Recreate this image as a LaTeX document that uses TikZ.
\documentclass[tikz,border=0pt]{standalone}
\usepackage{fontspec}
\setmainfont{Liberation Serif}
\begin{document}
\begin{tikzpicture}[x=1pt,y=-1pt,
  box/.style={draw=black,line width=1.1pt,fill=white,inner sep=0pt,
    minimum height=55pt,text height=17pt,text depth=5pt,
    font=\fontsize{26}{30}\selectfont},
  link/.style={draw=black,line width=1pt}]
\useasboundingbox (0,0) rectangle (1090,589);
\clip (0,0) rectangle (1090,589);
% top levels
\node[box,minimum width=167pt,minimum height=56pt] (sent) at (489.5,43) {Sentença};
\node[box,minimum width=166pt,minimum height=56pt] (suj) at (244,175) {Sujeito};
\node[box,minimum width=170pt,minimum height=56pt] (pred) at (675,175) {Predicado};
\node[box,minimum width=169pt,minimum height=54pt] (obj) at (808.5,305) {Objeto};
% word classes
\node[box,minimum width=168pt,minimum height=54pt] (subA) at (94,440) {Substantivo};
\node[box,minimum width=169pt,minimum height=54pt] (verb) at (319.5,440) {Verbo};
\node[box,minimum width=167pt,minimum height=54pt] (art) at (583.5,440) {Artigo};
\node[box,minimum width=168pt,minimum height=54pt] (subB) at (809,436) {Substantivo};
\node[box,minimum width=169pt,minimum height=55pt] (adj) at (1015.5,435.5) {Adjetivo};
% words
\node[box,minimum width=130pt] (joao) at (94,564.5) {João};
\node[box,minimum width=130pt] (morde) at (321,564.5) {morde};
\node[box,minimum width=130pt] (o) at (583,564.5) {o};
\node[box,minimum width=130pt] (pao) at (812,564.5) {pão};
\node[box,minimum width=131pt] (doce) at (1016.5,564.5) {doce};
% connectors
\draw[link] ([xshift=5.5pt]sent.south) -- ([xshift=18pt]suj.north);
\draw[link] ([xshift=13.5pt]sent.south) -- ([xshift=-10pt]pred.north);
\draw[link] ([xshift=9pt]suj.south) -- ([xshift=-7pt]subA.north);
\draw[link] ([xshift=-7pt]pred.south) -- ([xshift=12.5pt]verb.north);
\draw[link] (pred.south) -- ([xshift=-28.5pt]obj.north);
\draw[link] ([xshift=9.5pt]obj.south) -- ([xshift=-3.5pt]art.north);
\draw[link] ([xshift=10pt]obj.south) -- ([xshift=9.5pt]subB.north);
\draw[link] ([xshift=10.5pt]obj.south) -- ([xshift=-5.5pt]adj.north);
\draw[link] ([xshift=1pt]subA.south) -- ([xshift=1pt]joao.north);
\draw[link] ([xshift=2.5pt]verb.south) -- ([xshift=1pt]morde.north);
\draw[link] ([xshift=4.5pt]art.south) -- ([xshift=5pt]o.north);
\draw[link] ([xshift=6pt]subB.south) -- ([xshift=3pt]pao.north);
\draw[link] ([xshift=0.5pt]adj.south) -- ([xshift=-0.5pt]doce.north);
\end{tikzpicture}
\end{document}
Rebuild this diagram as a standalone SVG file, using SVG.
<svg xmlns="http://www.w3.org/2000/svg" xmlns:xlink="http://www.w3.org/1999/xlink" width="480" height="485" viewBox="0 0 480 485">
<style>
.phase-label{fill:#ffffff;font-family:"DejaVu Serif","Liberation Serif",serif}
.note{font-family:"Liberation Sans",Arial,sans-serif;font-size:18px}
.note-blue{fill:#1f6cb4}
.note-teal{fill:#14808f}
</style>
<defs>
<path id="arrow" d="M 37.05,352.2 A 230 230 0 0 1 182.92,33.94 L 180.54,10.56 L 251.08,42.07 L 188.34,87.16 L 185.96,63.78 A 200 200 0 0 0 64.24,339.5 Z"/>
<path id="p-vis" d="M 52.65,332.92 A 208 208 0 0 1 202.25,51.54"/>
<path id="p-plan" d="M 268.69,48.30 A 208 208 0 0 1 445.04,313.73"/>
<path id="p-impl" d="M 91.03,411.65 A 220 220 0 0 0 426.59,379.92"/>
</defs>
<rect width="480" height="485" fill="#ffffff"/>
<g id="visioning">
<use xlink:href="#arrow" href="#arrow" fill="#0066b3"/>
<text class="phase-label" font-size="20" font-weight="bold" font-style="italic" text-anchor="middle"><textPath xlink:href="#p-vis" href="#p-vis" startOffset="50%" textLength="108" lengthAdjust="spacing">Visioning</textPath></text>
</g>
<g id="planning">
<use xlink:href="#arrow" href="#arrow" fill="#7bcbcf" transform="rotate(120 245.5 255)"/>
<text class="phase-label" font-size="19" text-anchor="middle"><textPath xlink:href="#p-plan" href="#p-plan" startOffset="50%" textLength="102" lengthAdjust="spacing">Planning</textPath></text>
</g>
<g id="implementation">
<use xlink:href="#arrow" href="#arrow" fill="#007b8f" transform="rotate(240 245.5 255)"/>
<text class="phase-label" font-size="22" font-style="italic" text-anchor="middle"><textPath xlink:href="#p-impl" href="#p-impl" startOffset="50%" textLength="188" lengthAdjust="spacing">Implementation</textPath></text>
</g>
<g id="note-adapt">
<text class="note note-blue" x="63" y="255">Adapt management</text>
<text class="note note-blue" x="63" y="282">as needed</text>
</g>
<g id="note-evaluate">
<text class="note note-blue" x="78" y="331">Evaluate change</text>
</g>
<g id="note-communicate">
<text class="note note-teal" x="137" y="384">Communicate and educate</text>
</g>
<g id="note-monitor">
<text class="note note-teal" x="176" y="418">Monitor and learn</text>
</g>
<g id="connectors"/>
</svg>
- - -
§ **EXERCISE**: Write only the number of lines in the data above that include "this".

§ **REPLY TO THE EXERCISE**: 2